Когда зацветёт жасмин - страница 12



В углу страницы небольшая, почти неразборчивая приписка:

«Еслибы мне пришлось выбирать, ябы предпочла остаться героем второго плана. Главные роли слишком утомительны».

Улыбаюсь, ощущая щемящее чувство, словно тёплую волну ностальгии, мягко касающуюся сердца. В этом есть что-то милое и печальное одновременно. Мама, возможно, и правда не любила быть в центре внимания. Это так похоже на меня.

Закрываю книгу и прижимаю её к груди, задерживаясь в этом мгновении. В магазине стоит приятная тишина, нарушаемая лишь слабым скрипом деревянных стеллажей и приглушённым гудением вентилятора. За витриной лениво движется знойный летний день: кто-то неспешно идёт по тротуару, где-то вдалеке слышится глухой шум проезжающей машины. Сквозь занавески пробивается солнечный свет, отбрасывая мягкие тени на пол, и я чувствую, как в груди разливается тёплое, тихое чувство – будто мама всё ещё рядом.

Слышу, как бабушка тяжело вздыхает за кассой. Её слабый голос прерывает тишину магазина.

– Лили, ты не могла бы… принести мне воды? – её голос звучит хрипло, натужно, словно даже эти слова даются с трудом.

Я поднимаю голову. Бабушка сидит, привалившись к спинке стула, её лицо кажется бледнее, чем обычно. Я быстро встаю, откладываю книгу и подхожу к ней.

– Конечно, ба. Ты в порядке? – спрашиваю я, но внутри уже начинает подниматься беспокойство.

Она слабо улыбается.

– Просто жара… невыносимая сегодня, – бабушка медленно проводит рукой по лбу, стирая капли пота. Её голос звучит слабее, чем обычно, и она сглатывает, словно во рту пересохло. – Всё хорошо, милая, не волнуйся.

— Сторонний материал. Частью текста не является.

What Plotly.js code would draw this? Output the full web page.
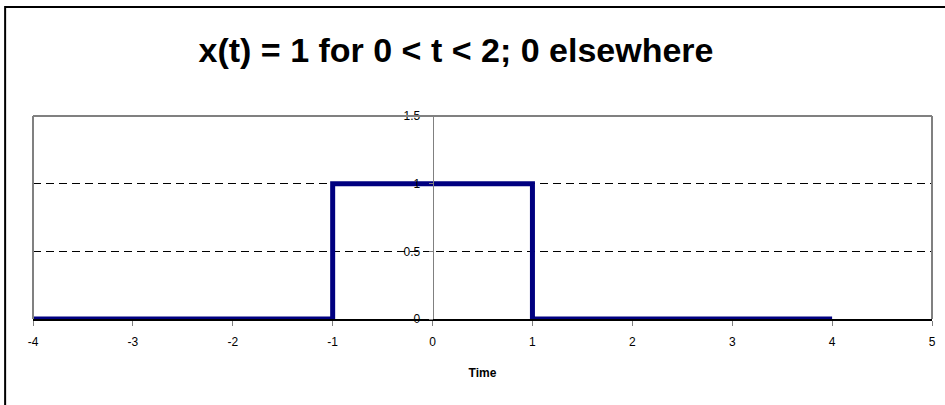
<!DOCTYPE html>
<html>
<head>
<meta charset="utf-8">
<script src="https://cdn.plot.ly/plotly-3.0.1.min.js"></script>
<style>
  html, body { margin: 0; padding: 0; background: #ffffff; }
  #chart { width: 945px; height: 405px; }
</style>
</head>
<body>
<div id="chart"></div>
<script>
// Rectangular pulse: time samples and signal values
var timeValues = [-4, -1, -1, 1, 1, 4];
var signalValues = [0, 0, 1, 1, 0, 0];

// Axis ticks
var xTickValues = [-4, -3, -2, -1, 0, 1, 2, 3, 4, 5];
var yTickValues = [0, 0.5, 1, 1.5];
var yTickLabels = ['0', '0.5', '1', '1.5'];

var font = 'Arial, "Liberation Sans", sans-serif';

var trace = {
  x: timeValues,
  y: signalValues,
  type: 'scatter',
  mode: 'lines',
  line: { color: '#000080', width: 5, shape: 'linear' },
  hoverinfo: 'skip',
  showlegend: false
};

// the y axis crosses the x axis at t = 0
var xMin = -4, xMax = 5;
var yAxisPos = (0 - xMin) / (xMax - xMin);

var layout = {
  width: 945,
  height: 405,
  margin: { l: 33, r: 13, t: 116, b: 86 },
  paper_bgcolor: '#ffffff',
  plot_bgcolor: '#ffffff',
  font: { family: font, color: '#000000', size: 12 },
  title: {
    text: '<b>x(t) = 1 for 0 < t < 2; 0 elsewhere</b>',
    font: { family: font, size: 34, color: '#000000' },
    x: 456 / 945, xref: 'container', xanchor: 'center',
    y: 1 - 50 / 405, yref: 'container', yanchor: 'middle'
  },
  xaxis: {
    range: [xMin, xMax],
    tickvals: xTickValues,
    ticktext: xTickValues.map(String),
    ticks: 'outside', ticklen: 5, tickcolor: '#808080', tickwidth: 1,
    ticklabelstandoff: 6,
    showline: true, linecolor: '#000000', linewidth: 1.5,
    showgrid: false, zeroline: false,
    tickfont: { family: font, size: 12, color: '#000000' },
    title: { text: '<b>Time</b>', font: { family: font, size: 12, color: '#000000' }, standoff: 20 },
    fixedrange: true
  },
  yaxis: {
    range: [0, 1.5],
    tickvals: yTickValues,
    ticktext: yTickLabels,
    anchor: 'free',
    position: yAxisPos,
    ticks: 'outside', ticklen: 4, tickcolor: '#808080', tickwidth: 1,
    ticklabelstandoff: 6,
    showline: true, linecolor: '#808080', linewidth: 1,
    showgrid: true, gridcolor: '#000000', gridwidth: 1, griddash: '8px,5px',
    zeroline: false,
    tickfont: { family: font, size: 12, color: '#000000' },
    fixedrange: true
  },
  shapes: [
    // plot area frame (top, left, right)
    { type: 'line', xref: 'paper', yref: 'paper', x0: 0, x1: 1, y0: 1, y1: 1,
      line: { color: '#808080', width: 2 }, layer: 'above' },
    { type: 'line', xref: 'paper', yref: 'paper', x0: 0, x1: 0, y0: 0, y1: 1,
      line: { color: '#808080', width: 2 }, layer: 'above' },
    { type: 'line', xref: 'paper', yref: 'paper', x0: 1, x1: 1, y0: 0, y1: 1,
      line: { color: '#808080', width: 2 }, layer: 'above' },
    // chart area border
    { type: 'rect', xref: 'paper', yref: 'paper',
      x0: -0.031, x1: 1.05, y0: -0.6, y1: 1.537,
      line: { color: '#000000', width: 2 }, fillcolor: 'rgba(0,0,0,0)', layer: 'above' }
  ]
};

Plotly.newPlot('chart', [trace], layout, { displayModeBar: false, staticPlot: true });
</script>
</body>
</html>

Но я волнуюсь. Сегодня действительно жарко – воздух в магазине тяжёлый. Вентилятор у потолка лениво вращается, но кажется, что он не приносит никакого облегчения. В старомодном термометре, висящем у двери, ртутная полоска поднялась выше отметки в 100 градусов по Фаренгейту. Я быстро иду к мини-холодильнику в подсобке, достаю бутылку холодной воды и возвращаюсь. Бабушка слабо берёт её, но пальцы слегка дрожат, когда она отвинчивает крышку.

– Может, тебе лучше прилечь? – предлагаю я, присаживаясь рядом.

– Нет, нет, – отмахивается она. – Я просто посижу немного. Пройдёт.

Но ей не становится лучше. Она почти не двигается, только смотрит в одну точку, её дыхание становится прерывистым. Я чувствую, как тревога сжимает грудь.

– Бабушка, тебе точно не хуже? Может, мне позвонить доктору? – спрашиваю я, наклоняясь ближе.

– Я просто немного утомилась, – отвечает она, пытаясь говорить спокойно, но голос звучит слабее. – Давно не было такой жары. Помню, в семьдесят третьем летом было почти так же. Тогда нам пришлось закрыть магазин на неделю. Люди прятались по домам, а мы с твоим дедушкой сидели у вентилятора, пили лимонад со льдом и читали газеты…

Слушаю её, но внутри растёт беспокойство. Её голос дрожит. А если это не просто усталость? Воспоминания о дедушке мелькают в голове – как в тот год, когда он начал чувствовать себя плохо, но всё откладывал визит к врачу. Я не хочу, чтобы история повторилась. Сжимаю губы, пытаясь не поддаваться панике, но чувство тревоги только растёт. Её дыхание становится чуть слышнее, прерывистым, а пальцы, лежащие на подлокотнике, едва заметно дрожат. Я замечаю, как её плечи медленно опускаются, словно даже поддерживать осанку стало слишком тяжело.

– Бабушка, давай я позвоню кому-нибудь, – настаиваю я, чувствуя, как тревога сдавливает горло.